Task prompt: Copy each line below exactly and leave the pictures out.

Information provided:

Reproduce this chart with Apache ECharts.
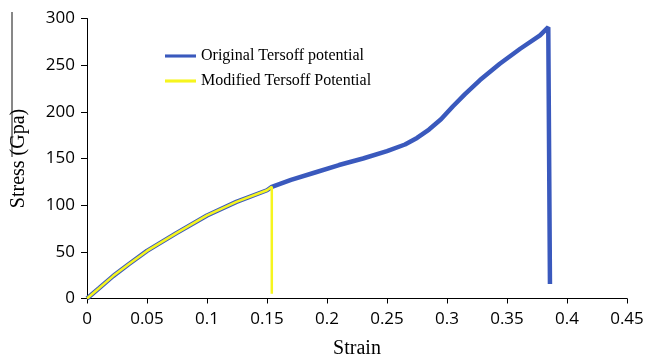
<!DOCTYPE html>
<html><head><meta charset="utf-8">
<script src="https://cdn.jsdelivr.net/npm/echarts@6/dist/echarts.min.js"></script>
<style>html,body{margin:0;padding:0;background:#fff}#c{width:648px;height:359px}</style>
</head><body><div id="c"></div>
<script>
const xTicks = [0, 0.05, 0.1, 0.15, 0.2, 0.25, 0.3, 0.35, 0.4, 0.45];
const yTicks = [0, 50, 100, 150, 200, 250, 300];
const originalStrain = [0, 0.01, 0.0217, 0.035, 0.05, 0.0745, 0.1, 0.1245, 0.15, 0.154, 0.17, 0.19, 0.21, 0.23, 0.25, 0.265, 0.275, 0.285, 0.295, 0.305, 0.315, 0.3275, 0.344, 0.361, 0.3775, 0.3844, 0.3858, 0.3858];
const originalStress = [0, 11, 24, 37, 51, 70, 89, 103.5, 116, 119.6, 127, 135, 143, 150, 158, 165, 172, 181, 192, 206, 219, 234, 251.5, 267.6, 282, 290.7, 292, 15.5];
const modifiedStrain = [0, 0.01, 0.0217, 0.035, 0.05, 0.0745, 0.1, 0.1245, 0.15, 0.154, 0.154];
const modifiedStress = [0, 11, 24, 37, 51, 70, 89, 103.5, 116, 119.6, 5];
const seriesNames = ['Original Tersoff potential', 'Modified Tersoff Potential'];

const chart = echarts.init(document.getElementById('c'));
const zip = (a, b) => a.map((v, i) => [v, b[i]]);
chart.setOption({
  animation: false,
  grid: {left: 87, right: 21, top: 18.5, bottom: 60.5, containLabel: false, outerBoundsMode: 'none'},
  legend: {
    left: 160, top: 43, orient: 'vertical', itemGap: 9,
    itemWidth: 31, itemHeight: 14, icon: 'path://M0,6 L30,6 L30,9 L0,9 Z',
    textStyle: {fontFamily: 'Liberation Serif', fontSize: 16, color: '#000'},
    data: seriesNames
  },
  xAxis: {
    type: 'value', min: 0, max: 0.45, interval: 0.05,
    name: 'Strain', nameLocation: 'middle', nameGap: 40,
    nameTextStyle: {fontFamily: 'Liberation Serif', fontSize: 20, color: '#000'},
    axisLine: {lineStyle: {color: '#000', width: 1}},
    axisTick: {show: true, length: 5, lineStyle: {color: '#000'}},
    axisLabel: {fontFamily: 'Open Sans', fontSize: 17, color: '#000', margin: 12,
      formatter: v => { const t = xTicks.find(k => Math.abs(k - v) < 1e-9); return t === undefined ? '' : String(t); }},
    splitLine: {show: false}
  },
  yAxis: {
    type: 'value', min: 0, max: 300, interval: 50,
    name: 'Stress (Gpa)', nameLocation: 'middle', nameGap: 58, nameRotate: 90,
    nameTextStyle: {fontFamily: 'Liberation Serif', fontSize: 20, color: '#000'},
    axisLine: {show: true, lineStyle: {color: '#000', width: 1}},
    axisTick: {show: true, length: 6, lineStyle: {color: '#000'}},
    axisLabel: {fontFamily: 'Open Sans', fontSize: 17, color: '#000', margin: 12,
      formatter: v => { const t = yTicks.find(k => Math.abs(k - v) < 1e-9); return t === undefined ? '' : String(t); }},
    splitLine: {show: false}
  },
  graphic: [{type: 'line', shape: {x1: 12, y1: 12, x2: 12, y2: 157}, style: {stroke: '#111', lineWidth: 1}}],
  series: [
    {name: seriesNames[0], type: 'line', data: zip(originalStrain, originalStress), showSymbol: false,
      lineStyle: {color: '#3a59bd', width: 4.5}, itemStyle: {color: '#3a59bd'}, z: 2},
    {name: seriesNames[1], type: 'line', data: zip(modifiedStrain, modifiedStress), showSymbol: false,
      lineStyle: {color: '#f6f51e', width: 2.5}, itemStyle: {color: '#f6f51e'}, z: 3}
  ]
});
</script></body></html>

Solution to the problem:
Reproduce this chart with Apache ECharts.
<!DOCTYPE html>
<html><head><meta charset="utf-8">
<script src="https://cdn.jsdelivr.net/npm/echarts@6/dist/echarts.min.js"></script>
<style>html,body{margin:0;padding:0;background:#fff}#c{width:648px;height:359px}</style>
</head><body><div id="c"></div>
<script>
const xTicks = [0, 0.05, 0.1, 0.15, 0.2, 0.25, 0.3, 0.35, 0.4, 0.45];
const yTicks = [0, 50, 100, 150, 200, 250, 300];
const originalStrain = [0, 0.01, 0.0217, 0.035, 0.05, 0.0745, 0.1, 0.1245, 0.15, 0.154, 0.17, 0.19, 0.21, 0.23, 0.25, 0.265, 0.275, 0.285, 0.295, 0.305, 0.315, 0.3275, 0.344, 0.361, 0.3775, 0.3844, 0.3858, 0.3858];
const originalStress = [0, 11, 24, 37, 51, 70, 89, 103.5, 116, 119.6, 127, 135, 143, 150, 158, 165, 172, 181, 192, 206, 219, 234, 251.5, 267.6, 282, 290.7, 292, 15.5];
const modifiedStrain = [0, 0.01, 0.0217, 0.035, 0.05, 0.0745, 0.1, 0.1245, 0.15, 0.154, 0.154];
const modifiedStress = [0, 11, 24, 37, 51, 70, 89, 103.5, 116, 119.6, 5];
const seriesNames = ['Original Tersoff potential', 'Modified Tersoff Potential'];

const chart = echarts.init(document.getElementById('c'));
const zip = (a, b) => a.map((v, i) => [v, b[i]]);
chart.setOption({
  animation: false,
  grid: {left: 87, right: 21, top: 18.5, bottom: 60.5, containLabel: false, outerBoundsMode: 'none'},
  legend: {
    left: 160, top: 43, orient: 'vertical', itemGap: 9,
    itemWidth: 31, itemHeight: 14, icon: 'path://M0,6 L30,6 L30,9 L0,9 Z',
    textStyle: {fontFamily: 'Liberation Serif', fontSize: 16, color: '#000'},
    data: seriesNames
  },
  xAxis: {
    type: 'value', min: 0, max: 0.45, interval: 0.05,
    name: 'Strain', nameLocation: 'middle', nameGap: 40,
    nameTextStyle: {fontFamily: 'Liberation Serif', fontSize: 20, color: '#000'},
    axisLine: {lineStyle: {color: '#000', width: 1}},
    axisTick: {show: true, length: 5, lineStyle: {color: '#000'}},
    axisLabel: {fontFamily: 'Open Sans', fontSize: 17, color: '#000', margin: 12,
      formatter: v => { const t = xTicks.find(k => Math.abs(k - v) < 1e-9); return t === undefined ? '' : String(t); }},
    splitLine: {show: false}
  },
  yAxis: {
    type: 'value', min: 0, max: 300, interval: 50,
    name: 'Stress (Gpa)', nameLocation: 'middle', nameGap: 58, nameRotate: 90,
    nameTextStyle: {fontFamily: 'Liberation Serif', fontSize: 20, color: '#000'},
    axisLine: {show: true, lineStyle: {color: '#000', width: 1}},
    axisTick: {show: true, length: 6, lineStyle: {color: '#000'}},
    axisLabel: {fontFamily: 'Open Sans', fontSize: 17, color: '#000', margin: 12,
      formatter: v => { const t = yTicks.find(k => Math.abs(k - v) < 1e-9); return t === undefined ? '' : String(t); }},
    splitLine: {show: false}
  },
  graphic: [{type: 'line', shape: {x1: 12, y1: 12, x2: 12, y2: 157}, style: {stroke: '#111', lineWidth: 1}}],
  series: [
    {name: seriesNames[0], type: 'line', data: zip(originalStrain, originalStress), showSymbol: false,
      lineStyle: {color: '#3a59bd', width: 4.5}, itemStyle: {color: '#3a59bd'}, z: 2},
    {name: seriesNames[1], type: 'line', data: zip(modifiedStrain, modifiedStress), showSymbol: false,
      lineStyle: {color: '#f6f51e', width: 2.5}, itemStyle: {color: '#f6f51e'}, z: 3}
  ]
});
</script></body></html>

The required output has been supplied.